#### Material to process ####

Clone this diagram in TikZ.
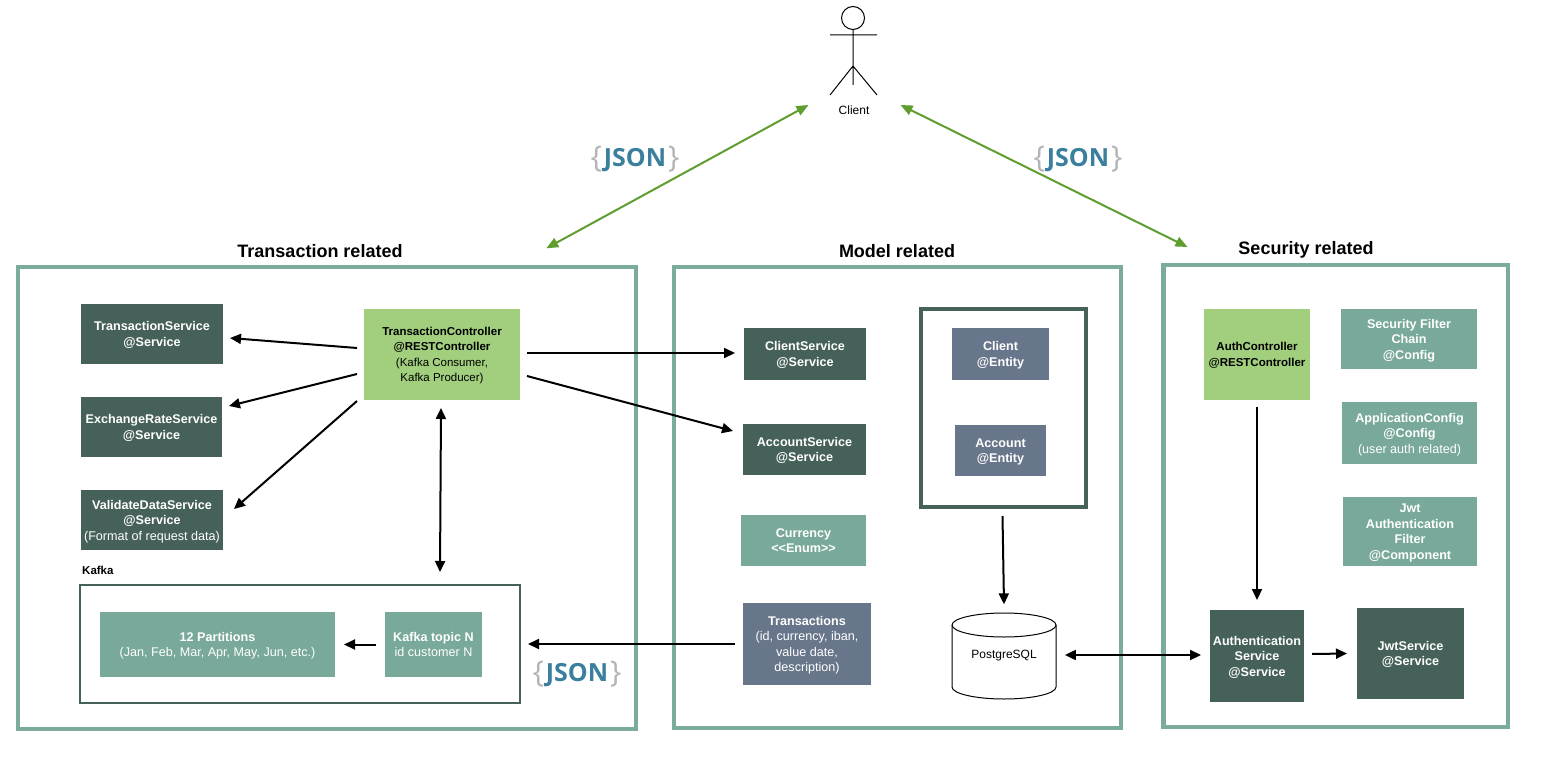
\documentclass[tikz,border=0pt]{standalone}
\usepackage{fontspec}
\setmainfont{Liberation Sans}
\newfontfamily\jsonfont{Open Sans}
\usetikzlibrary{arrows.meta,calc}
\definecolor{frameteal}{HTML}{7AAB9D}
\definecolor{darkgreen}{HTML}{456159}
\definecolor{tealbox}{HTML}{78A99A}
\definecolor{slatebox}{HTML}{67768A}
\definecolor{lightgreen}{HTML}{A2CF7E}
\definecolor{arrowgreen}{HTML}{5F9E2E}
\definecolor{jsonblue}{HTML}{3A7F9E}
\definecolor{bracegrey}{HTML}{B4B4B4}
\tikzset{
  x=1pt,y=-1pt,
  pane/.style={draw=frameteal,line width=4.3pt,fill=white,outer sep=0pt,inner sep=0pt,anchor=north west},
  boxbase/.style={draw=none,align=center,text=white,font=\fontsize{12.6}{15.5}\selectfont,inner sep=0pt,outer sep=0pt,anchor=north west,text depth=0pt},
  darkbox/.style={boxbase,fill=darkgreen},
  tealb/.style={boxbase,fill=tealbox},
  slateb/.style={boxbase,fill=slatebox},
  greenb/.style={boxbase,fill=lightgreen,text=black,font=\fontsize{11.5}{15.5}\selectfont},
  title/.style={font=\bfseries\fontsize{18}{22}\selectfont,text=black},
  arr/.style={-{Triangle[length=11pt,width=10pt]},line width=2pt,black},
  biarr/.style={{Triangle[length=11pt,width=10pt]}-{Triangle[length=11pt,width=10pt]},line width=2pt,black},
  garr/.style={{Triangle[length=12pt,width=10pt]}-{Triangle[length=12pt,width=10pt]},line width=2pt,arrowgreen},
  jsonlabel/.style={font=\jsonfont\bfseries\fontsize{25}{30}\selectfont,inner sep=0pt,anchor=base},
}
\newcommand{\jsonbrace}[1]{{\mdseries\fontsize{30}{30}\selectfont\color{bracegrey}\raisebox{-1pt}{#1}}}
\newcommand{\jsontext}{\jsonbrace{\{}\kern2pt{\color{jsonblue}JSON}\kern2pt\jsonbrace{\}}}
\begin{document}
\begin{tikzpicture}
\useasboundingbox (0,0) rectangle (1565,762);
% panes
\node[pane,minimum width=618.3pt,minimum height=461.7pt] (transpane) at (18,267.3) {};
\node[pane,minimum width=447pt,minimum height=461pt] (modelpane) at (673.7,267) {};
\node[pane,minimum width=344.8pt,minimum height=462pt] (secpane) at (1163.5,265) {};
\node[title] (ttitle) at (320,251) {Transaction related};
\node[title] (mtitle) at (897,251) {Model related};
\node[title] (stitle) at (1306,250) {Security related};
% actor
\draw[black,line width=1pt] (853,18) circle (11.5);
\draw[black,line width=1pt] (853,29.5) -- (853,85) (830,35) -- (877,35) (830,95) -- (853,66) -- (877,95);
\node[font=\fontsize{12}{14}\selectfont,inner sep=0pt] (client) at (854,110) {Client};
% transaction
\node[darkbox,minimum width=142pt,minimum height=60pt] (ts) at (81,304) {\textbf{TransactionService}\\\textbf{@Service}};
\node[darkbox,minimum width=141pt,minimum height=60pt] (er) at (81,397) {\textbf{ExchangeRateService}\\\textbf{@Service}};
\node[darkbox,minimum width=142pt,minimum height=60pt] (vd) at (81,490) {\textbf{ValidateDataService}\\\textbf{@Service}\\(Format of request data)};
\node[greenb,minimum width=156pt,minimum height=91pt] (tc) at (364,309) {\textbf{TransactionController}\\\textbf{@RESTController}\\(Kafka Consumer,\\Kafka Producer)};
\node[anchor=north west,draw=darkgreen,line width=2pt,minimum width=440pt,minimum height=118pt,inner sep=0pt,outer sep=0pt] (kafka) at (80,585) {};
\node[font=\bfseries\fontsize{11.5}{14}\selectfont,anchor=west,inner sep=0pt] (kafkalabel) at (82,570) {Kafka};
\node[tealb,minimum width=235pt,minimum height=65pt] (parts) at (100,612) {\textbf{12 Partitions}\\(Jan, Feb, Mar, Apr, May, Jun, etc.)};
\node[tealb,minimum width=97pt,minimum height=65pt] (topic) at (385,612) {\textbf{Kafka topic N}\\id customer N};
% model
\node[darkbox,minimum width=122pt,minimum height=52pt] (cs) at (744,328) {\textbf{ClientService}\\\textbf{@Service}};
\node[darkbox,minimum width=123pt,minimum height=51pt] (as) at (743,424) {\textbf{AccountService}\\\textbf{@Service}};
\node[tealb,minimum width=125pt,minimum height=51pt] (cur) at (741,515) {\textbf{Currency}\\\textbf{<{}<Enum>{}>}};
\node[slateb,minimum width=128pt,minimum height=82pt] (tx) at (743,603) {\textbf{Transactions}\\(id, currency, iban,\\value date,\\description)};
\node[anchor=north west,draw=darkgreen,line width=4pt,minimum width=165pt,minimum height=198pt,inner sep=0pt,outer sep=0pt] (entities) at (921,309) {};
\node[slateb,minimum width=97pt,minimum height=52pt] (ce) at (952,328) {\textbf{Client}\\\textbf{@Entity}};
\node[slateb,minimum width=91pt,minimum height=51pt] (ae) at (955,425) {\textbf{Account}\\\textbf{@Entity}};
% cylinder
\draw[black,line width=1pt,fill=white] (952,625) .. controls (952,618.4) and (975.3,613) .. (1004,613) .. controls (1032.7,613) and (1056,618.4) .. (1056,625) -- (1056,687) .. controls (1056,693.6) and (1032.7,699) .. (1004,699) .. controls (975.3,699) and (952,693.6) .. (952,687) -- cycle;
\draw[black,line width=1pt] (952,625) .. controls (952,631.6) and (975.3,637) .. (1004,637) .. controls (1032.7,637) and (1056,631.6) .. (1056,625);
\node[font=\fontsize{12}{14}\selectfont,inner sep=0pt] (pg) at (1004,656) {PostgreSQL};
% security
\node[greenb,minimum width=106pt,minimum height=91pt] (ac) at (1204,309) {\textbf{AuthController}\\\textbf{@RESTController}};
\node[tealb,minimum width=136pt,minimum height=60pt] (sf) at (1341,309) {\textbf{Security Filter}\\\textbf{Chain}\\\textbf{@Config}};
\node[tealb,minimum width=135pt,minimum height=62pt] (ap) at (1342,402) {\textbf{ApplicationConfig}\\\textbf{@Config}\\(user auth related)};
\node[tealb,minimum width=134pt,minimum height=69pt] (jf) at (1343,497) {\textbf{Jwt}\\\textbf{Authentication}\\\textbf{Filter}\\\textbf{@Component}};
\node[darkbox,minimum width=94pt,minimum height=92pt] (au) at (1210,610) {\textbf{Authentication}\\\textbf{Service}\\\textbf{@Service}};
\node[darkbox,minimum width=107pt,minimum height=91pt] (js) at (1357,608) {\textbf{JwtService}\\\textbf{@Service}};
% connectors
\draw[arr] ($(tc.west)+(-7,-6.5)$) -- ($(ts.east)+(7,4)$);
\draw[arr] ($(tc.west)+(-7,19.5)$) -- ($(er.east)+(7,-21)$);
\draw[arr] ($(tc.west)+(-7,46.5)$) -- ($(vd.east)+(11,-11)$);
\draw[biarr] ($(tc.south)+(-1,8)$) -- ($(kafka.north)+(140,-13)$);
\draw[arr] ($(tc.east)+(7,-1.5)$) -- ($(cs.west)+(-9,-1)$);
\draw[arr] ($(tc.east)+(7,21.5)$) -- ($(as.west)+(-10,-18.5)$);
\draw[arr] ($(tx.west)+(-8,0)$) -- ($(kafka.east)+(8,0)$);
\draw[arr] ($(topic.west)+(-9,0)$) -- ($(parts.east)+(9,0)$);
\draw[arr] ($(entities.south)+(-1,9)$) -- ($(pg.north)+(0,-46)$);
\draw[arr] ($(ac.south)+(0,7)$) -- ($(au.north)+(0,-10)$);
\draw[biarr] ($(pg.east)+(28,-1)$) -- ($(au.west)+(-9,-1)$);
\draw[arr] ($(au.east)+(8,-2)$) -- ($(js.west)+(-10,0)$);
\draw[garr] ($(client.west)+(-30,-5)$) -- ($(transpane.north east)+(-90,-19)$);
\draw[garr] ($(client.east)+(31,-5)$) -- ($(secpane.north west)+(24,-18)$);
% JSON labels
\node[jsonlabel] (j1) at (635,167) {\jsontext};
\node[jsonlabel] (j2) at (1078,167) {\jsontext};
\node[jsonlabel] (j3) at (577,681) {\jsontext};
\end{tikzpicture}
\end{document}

####
#### Material to process ####

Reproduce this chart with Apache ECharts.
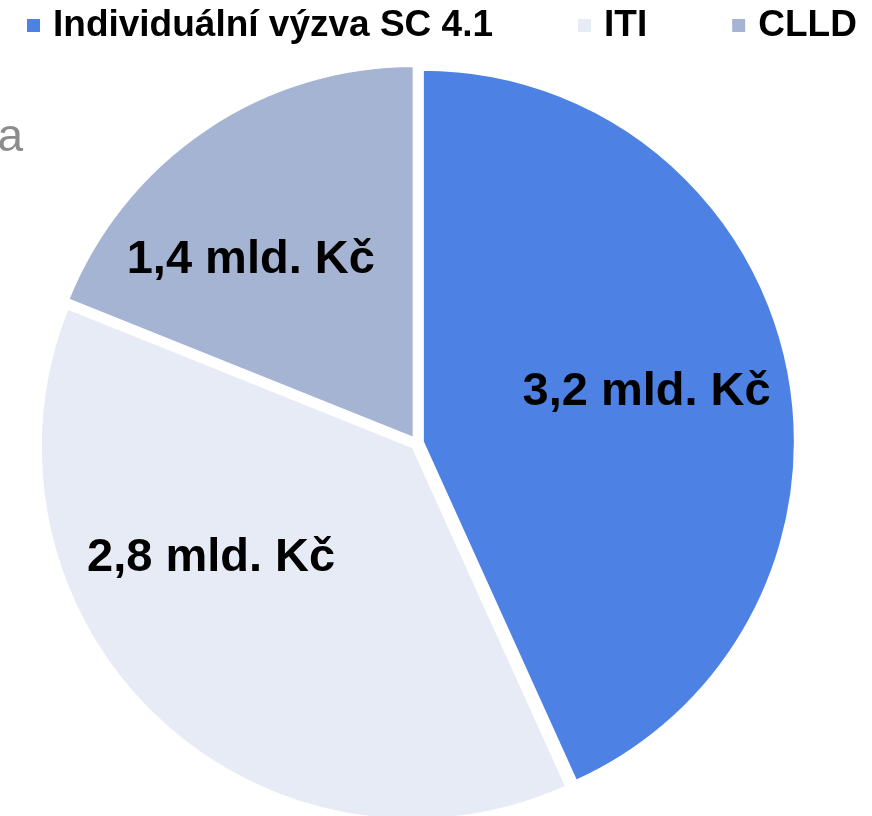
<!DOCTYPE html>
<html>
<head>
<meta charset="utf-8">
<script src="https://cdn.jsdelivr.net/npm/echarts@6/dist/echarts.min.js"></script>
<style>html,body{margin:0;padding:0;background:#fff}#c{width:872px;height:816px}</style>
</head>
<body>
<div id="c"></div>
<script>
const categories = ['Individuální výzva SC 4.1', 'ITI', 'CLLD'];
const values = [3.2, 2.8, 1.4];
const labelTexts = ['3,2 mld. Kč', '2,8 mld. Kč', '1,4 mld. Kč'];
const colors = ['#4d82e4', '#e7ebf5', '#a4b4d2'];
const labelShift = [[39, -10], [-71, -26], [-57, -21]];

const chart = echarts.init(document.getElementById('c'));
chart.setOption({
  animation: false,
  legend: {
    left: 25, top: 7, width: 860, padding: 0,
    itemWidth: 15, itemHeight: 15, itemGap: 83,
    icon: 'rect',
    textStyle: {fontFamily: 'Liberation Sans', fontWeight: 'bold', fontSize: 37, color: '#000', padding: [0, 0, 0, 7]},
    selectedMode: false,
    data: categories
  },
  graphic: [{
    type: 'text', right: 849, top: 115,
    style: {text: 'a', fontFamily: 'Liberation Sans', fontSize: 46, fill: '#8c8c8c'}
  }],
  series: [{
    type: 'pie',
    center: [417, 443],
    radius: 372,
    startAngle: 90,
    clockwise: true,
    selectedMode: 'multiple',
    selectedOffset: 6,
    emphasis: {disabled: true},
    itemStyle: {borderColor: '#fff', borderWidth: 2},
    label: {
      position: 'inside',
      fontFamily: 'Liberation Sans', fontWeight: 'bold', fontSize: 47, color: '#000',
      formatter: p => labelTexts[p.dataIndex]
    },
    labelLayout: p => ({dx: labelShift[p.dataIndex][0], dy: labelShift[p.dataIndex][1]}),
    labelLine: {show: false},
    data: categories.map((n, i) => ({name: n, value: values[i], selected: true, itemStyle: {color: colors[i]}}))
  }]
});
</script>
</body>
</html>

####

**Work instructions:**
Each line with the string "this" in it needs to be found and copied.

**Answer in full:**
Clone this diagram in TikZ.
Reproduce this chart with Apache ECharts.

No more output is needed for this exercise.